In fact, he was able to sum up the school’s atmosphere in one word:
Excitement.
“There are so many things going on,” he said. “We have wonderful athletics … where the kids know how to act and they do the right thing. We have extracurricular activities — and we’re making great strides in our scores.”
Carter expressed his overwhelming pride in the teachers for their dedication to the students of Rockingham Middle.
“My teachers are here all the time,” he said. “My doors are open almost all day, every day, Monday through Sunday … The dedication is great and the kids are accepting the challenges that we’re giving them. We started our student government and it’s becoming active. We’ve got our morning video announcements that go out to everyone — so kids are very involved. They’ve got a voice here at school.”
Students, Carter added, are told at the beginning of the year that the school belongs to them — that what happens there is because they accepted the opportunity.
“I tell teachers all the time,” he said, “wherever you are, whatever you’re doing, whoever you’re talking to, make them feel good. Make sure your full attention is on them because everybody needs to be heard. We are servants of our community and we are here to try to help and make it better.”

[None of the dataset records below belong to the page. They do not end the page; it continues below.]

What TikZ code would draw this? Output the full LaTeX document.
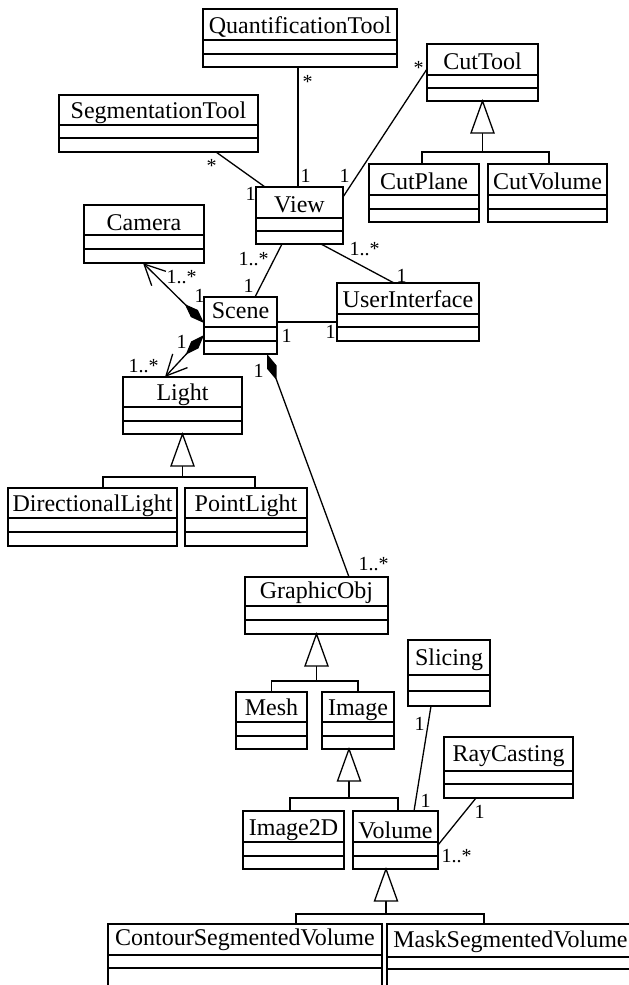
\documentclass[tikz,border=0pt]{standalone}
\usepackage{fontspec}
\setmainfont{Liberation Serif}
\usetikzlibrary{arrows.meta,calc}
\tikzset{
  clsbox/.style={draw, inner sep=0pt, outer sep=0pt},
  clsname/.style={anchor=base, inner sep=0pt, font=\fontsize{24}{28}\selectfont},
  lbl/.style={anchor=base west, inner sep=0pt, font=\fontsize{20}{24}\selectfont},
  gentri/.style={draw, fill=white, line join=miter},
  compo/.style={{Diamond[length=27pt,width=10pt]}-{Straight Barb[angle=52:23pt]}},
}
% #1 name, #2 x1, #3 y1, #4 x2, #5 y2, #6 divider1, #7 divider2, #8 baseline, #9 text
\newcommand\umlclass[9]{%
  \node[clsbox, minimum width={(#4-#2)*1pt}, minimum height={(#5-#3)*1pt}, anchor=north west] (#1) at (#2,#3) {};
  \draw (#2,#6) -- (#4,#6) (#2,#7) -- (#4,#7);
  \node[clsname] (#1-name) at ({(#2+#4)/2},#8) {#9};
}
\begin{document}
\begin{tikzpicture}[x=1pt,y=-1pt,line width=1.3pt]
\useasboundingbox (0,0) rectangle (629,985);
\fill[white] (0,0) rectangle (629,985);
\clip (0,0) rectangle (629,985);

% classes
\umlclass{quant}{203}{9}{397}{67}{40}{54}{33}{QuantificationTool}
\umlclass{cuttool}{427}{44}{538}{101}{75}{88}{69}{CutTool}
\umlclass{seg}{59}{95}{258}{152}{125}{138}{118}{SegmentationTool}
\umlclass{view}{256}{187}{343}{244}{218}{231}{212}{View}
\umlclass{cutplane}{369}{164}{479}{222}{195}{209}{189}{CutPlane}
\umlclass{cutvol}{488}{164}{607}{222}{195}{209}{189}{CutVolume}
\umlclass{camera}{84}{205}{204}{263}{235}{249}{230}{Camera}
\umlclass{scene}{204}{297}{277}{354}{327}{341}{318}{Scene}
\umlclass{ui}{337}{283}{479}{341}{314}{327}{307}{UserInterface}
\umlclass{light}{123}{377}{242}{434}{407}{421}{400}{Light}
\umlclass{dlight}{8}{488}{177}{546}{518}{532}{511}{DirectionalLight}
\umlclass{plight}{185}{488}{307}{546}{518}{532}{511}{PointLight}
\umlclass{gobj}{245}{577}{388}{634}{606}{620}{598}{GraphicObj}
\umlclass{mesh}{236}{692}{307}{749}{722}{736}{715}{Mesh}
\umlclass{image}{322}{692}{394}{749}{722}{736}{715}{Image}
\umlclass{slicing}{408}{640}{490}{706}{675}{691}{665}{Slicing}
\umlclass{ray}{444}{737}{573}{798}{771}{784}{761}{RayCasting}
\umlclass{imgtwod}{243}{811}{344}{869}{842}{856}{835}{Image2D}
\umlclass{volume}{353}{811}{438}{869}{842}{856}{838}{Volume}
\umlclass{contour}{108}{924}{382}{1000}{955}{968}{945}{ContourSegmentedVolume}
\umlclass{mask}{387}{924}{634}{1000}{957}{969}{947}{MaskSegmentedVolume}

% associations
\draw ($(quant.south west)+(95,0)$) -- ($(view.north west)+(42,0)$);
\draw ($(seg.south west)+(157,0)$) -- ($(view.north west)+(9,0)$);
\draw ($(cuttool.north west)+(0,25)$) -- ($(view.north east)+(0,10)$);
\draw ($(view.south west)+(26,0)$) -- ($(scene.north west)+(51,0)$);
\draw ($(view.south west)+(65,0)$) -- ($(ui.north west)+(57,0)$);
\draw ($(scene.north east)+(0,25)$) -- ($(ui.north west)+(0,39)$);
\draw[compo] ($(scene.north west)+(0,26)$) -- ($(camera.south west)+(59,0)$);
\draw[compo] ($(scene.north west)+(0,38)$) -- ($(light.north west)+(42,0)$);
\draw[{Diamond[length=28pt,width=10pt]}-] ($(scene.south west)+(63,0)$) -- ($(gobj.north west)+(104,0)$);
\draw ($(slicing.south west)+(23,0)$) -- ($(volume.north west)+(61,0)$);
\draw ($(ray.south west)+(32,0)$) -- ($(volume.north east)+(0,34)$);

% multiplicities
\node[lbl] (m1) at (302,88) {*};
\node[lbl] (m2) at (300,182) {1};
\node[lbl] (m3) at (206,172) {*};
\node[lbl] (m4) at (245,200) {1};
\node[lbl] (m5) at (413,74) {*};
\node[lbl] (m6) at (339,182) {1};
\node[lbl] (m7) at (238,265) {1..*};
\node[lbl] (m8) at (243,292) {1};
\node[lbl] (m9) at (349,255) {1..*};
\node[lbl] (m10) at (396,282) {1};
\node[lbl] (m11) at (281,342) {1};
\node[lbl] (m12) at (325,338) {1};
\node[lbl] (m13) at (166,283) {1..*};
\node[lbl] (m14) at (194,302) {1};
\node[lbl] (m15) at (176,348) {1};
\node[lbl] (m16) at (128,372) {1..*};
\node[lbl] (m17) at (253,377) {1};
\node[lbl] (m18) at (358,570) {1..*};
\node[lbl] (m19) at (414,730) {1};
\node[lbl] (m20) at (420,807) {1};
\node[lbl] (m21) at (474,818) {1};
\node[lbl] (m22) at (441,862) {1..*};

% generalizations
% CutTool
\coordinate (g1) at (cuttool.south);
\draw ($(g1)+(0,32)$) -- ++(0,19) coordinate (g1h);
\draw ($(cutplane.north west)+(53,0)$) |- (g1h) -| ($(cutvol.north west)+(61,0)$);
\draw[gentri] (g1) -- ++(-11.5,32) -- ++(23,0) -- cycle;
% Light
\coordinate (g2) at (light.south);
\draw ($(g2)+(0,32)$) -- ++(0,11) coordinate (g2h);
\draw ($(dlight.north west)+(95,0)$) |- (g2h) -| ($(plight.north west)+(70,0)$);
\draw[gentri] (g2) -- ++(-11.5,32) -- ++(23,0) -- cycle;
% GraphicObj
\coordinate (g3) at (gobj.south);
\draw ($(g3)+(0,32)$) -- ++(0,15) coordinate (g3h);
\draw (mesh.north) |- (g3h) -| (image.north);
\draw[gentri] (g3) -- ++(-11.5,32) -- ++(23,0) -- cycle;
% Image
\coordinate (g4) at ($(image.south west)+(27,0)$);
\draw ($(g4)+(0,32)$) -- ++(0,17) coordinate (g4h);
\draw ($(imgtwod.north west)+(47,0)$) |- (g4h) -| ($(volume.north west)+(45,0)$);
\draw[gentri] (g4) -- ++(-11.5,32) -- ++(23,0) -- cycle;
% Volume
\coordinate (g5) at ($(volume.south west)+(33,0)$);
\draw ($(g5)+(0,32)$) -- ++(0,13) coordinate (g5h);
\draw ($(contour.north west)+(188,0)$) |- (g5h) -| ($(mask.north west)+(97,0)$);
\draw[gentri] (g5) -- ++(-11.5,32) -- ++(23,0) -- cycle;
\end{tikzpicture}
\end{document}
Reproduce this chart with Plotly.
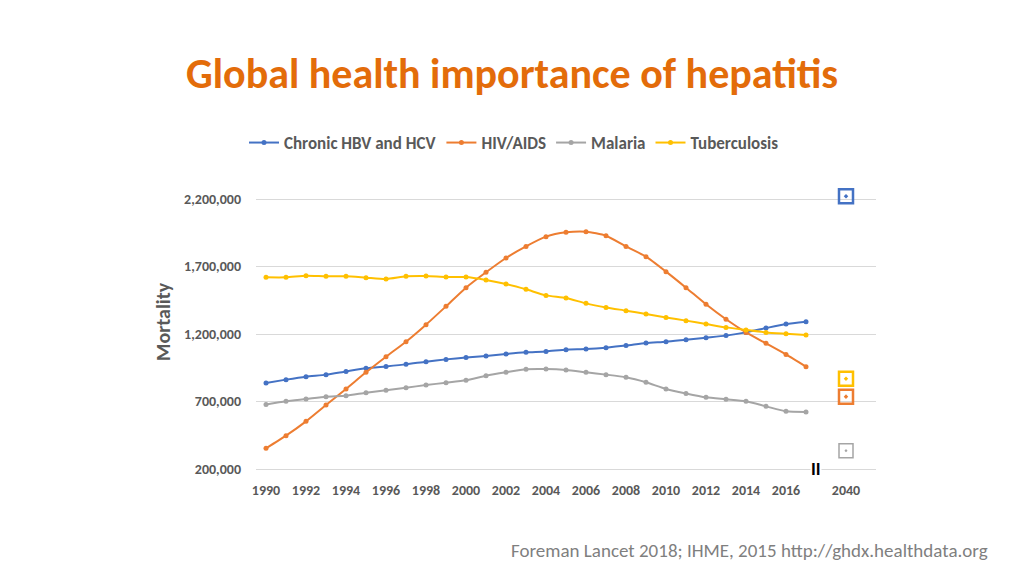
import plotly.graph_objects as go

years = list(range(1990, 2018))
hbv_hcv = [837000, 862000, 884000, 899000, 923000, 946000, 960000, 975000, 995000, 1012000,
           1025000, 1037000, 1052000, 1064000, 1071000, 1084000, 1089000, 1099000, 1114000, 1133000,
           1143000, 1158000, 1173000, 1188000, 1212000, 1244000, 1274000, 1291000]
hiv_aids = [353000, 447000, 553000, 674000, 793000, 916000, 1032000, 1143000, 1269000, 1405000,
            1543000, 1657000, 1763000, 1849000, 1921000, 1953000, 1958000, 1928000, 1849000, 1773000,
            1662000, 1543000, 1420000, 1309000, 1212000, 1131000, 1049000, 958000]
malaria = [677000, 701000, 718000, 736000, 743000, 765000, 783000, 802000, 822000, 839000,
           857000, 891000, 916000, 938000, 940000, 933000, 916000, 899000, 879000, 842000,
           793000, 760000, 731000, 716000, 701000, 664000, 627000, 622000]
tuberculosis = [1620000, 1620000, 1632000, 1627000, 1627000, 1617000, 1607000, 1627000, 1630000, 1622000,
                1622000, 1600000, 1570000, 1531000, 1486000, 1467000, 1427000, 1397000, 1373000, 1348000,
                1323000, 1299000, 1274000, 1249000, 1230000, 1212000, 1202000, 1193000]

# 2040 projections
proj_label = "2040"
proj_pos = 2019  # plotted position after the axis break
proj_values = {"Chronic HBV and HCV": 2220000, "HIV/AIDS": 736000,
               "Malaria": 336000, "Tuberculosis": 869000}

series = [
    ("Chronic HBV and HCV", hbv_hcv, "#4472C4"),
    ("HIV/AIDS", hiv_aids, "#ED7D31"),
    ("Malaria", malaria, "#A5A5A5"),
    ("Tuberculosis", tuberculosis, "#FFC000"),
]

y_ticks = [200000, 700000, 1200000, 1700000, 2200000]
x_tickvals = list(range(1990, 2017, 2)) + [proj_pos]
x_ticktext = [str(y) for y in range(1990, 2017, 2)] + [proj_label]

FONT = "Calibri, Carlito, Lato, 'Open Sans', sans-serif"
TXT = "#595959"

# layout geometry (figure coordinates; the page adds an 8px body margin)
L, R, T, B = 248, 156, 186, 115
PW, PH = 1024 - L - R, 576 - T - B
OFF = 8


def px(xp):
    return (xp - OFF - L) / PW


def py(yp):
    return (576 - B - (yp - OFF)) / PH


fig = go.Figure()
for name, vals, color in series:
    fig.add_trace(go.Scatter(
        x=years, y=vals, name=name, mode="lines+markers",
        line=dict(color=color, width=2, shape="spline", smoothing=0.6),
        marker=dict(color=color, size=5),
    ))
for name, vals, color in series:
    fig.add_trace(go.Scatter(
        x=[proj_pos], y=[proj_values[name]], mode="markers", showlegend=False,
        marker=dict(symbol="square-open-dot", size=14, color=color,
                    line=dict(color=color, width=2.5 if name != "Malaria" else 1.5)),
        cliponaxis=False,
    ))

fig.update_layout(
    width=1024, height=576,
    paper_bgcolor="white", plot_bgcolor="white",
    margin=dict(l=L, r=R, t=T, b=B),
    font=dict(family=FONT, color=TXT),
    showlegend=True,
    legend=dict(orientation="h", x=px(514), xanchor="center", y=py(143), yanchor="middle",
                font=dict(size=17, color=TXT, family=FONT, weight="bold"),
                itemwidth=30, tracegroupgap=0),
    xaxis=dict(range=[1989.5, 2020.5], tickmode="array", tickvals=x_tickvals, ticktext=x_ticktext,
               showgrid=False, showline=True, linecolor="#D9D9D9", linewidth=1,
               zeroline=False, ticks="", ticklabelstandoff=8,
               tickfont=dict(size=14, color=TXT, family=FONT, weight="bold")),
    yaxis=dict(range=[200000, 200000 + PH * 7407.4], tickmode="array", tickvals=y_ticks,
               tickformat=",d", showgrid=True, gridcolor="#D9D9D9", gridwidth=1,
               zeroline=False, showline=False, ticks="", ticklabelstandoff=14,
               tickfont=dict(size=14, color=TXT, family=FONT, weight="bold")),
)

fig.add_annotation(text="Global health importance of hepatitis", xref="paper", yref="paper",
                   x=px(512), y=py(73), showarrow=False,
                   xanchor="center", yanchor="middle",
                   font=dict(size=42, color="#E36C0A", family=FONT, weight="bold"))
fig.add_annotation(text="Mortality", xref="paper", yref="paper",
                   x=px(163), y=py(322), showarrow=False, textangle=-90,
                   xanchor="center", yanchor="middle",
                   font=dict(size=20, color=TXT, family=FONT, weight="bold"))
fig.add_annotation(text="II", x=2017.5, y=200000, showarrow=False,
                   xanchor="center", yanchor="middle", bgcolor="white",
                   borderpad=0,
                   font=dict(size=18, color="#000000", family=FONT, weight="bold"))
fig.add_annotation(text="Foreman Lancet 2018; IHME, 2015 http://ghdx.healthdata.org",
                   xref="paper", yref="paper", x=px(990), y=py(550),
                   xanchor="right", yanchor="middle", showarrow=False,
                   font=dict(size=19, color="#7F7F7F", family=FONT))

fig.write_html("out.html")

As for his own success, Carter was quick to mention his wife.
“She really has been so supportive of me,” he said, explaining that he met her during a time when his path was taking a more vocational route. “When I married her, our love of academics was shared and it rekindled that for me. Meeting her was probably the biggest determinate of where I ended up.”
Carter is married to wife Charlotte — a science teacher at the Ninth Grade Academy — and has two children, Jackson, a sophomore at Richmond Senior High, and Maren, a fourth-grader at L.J. Bell Elementary.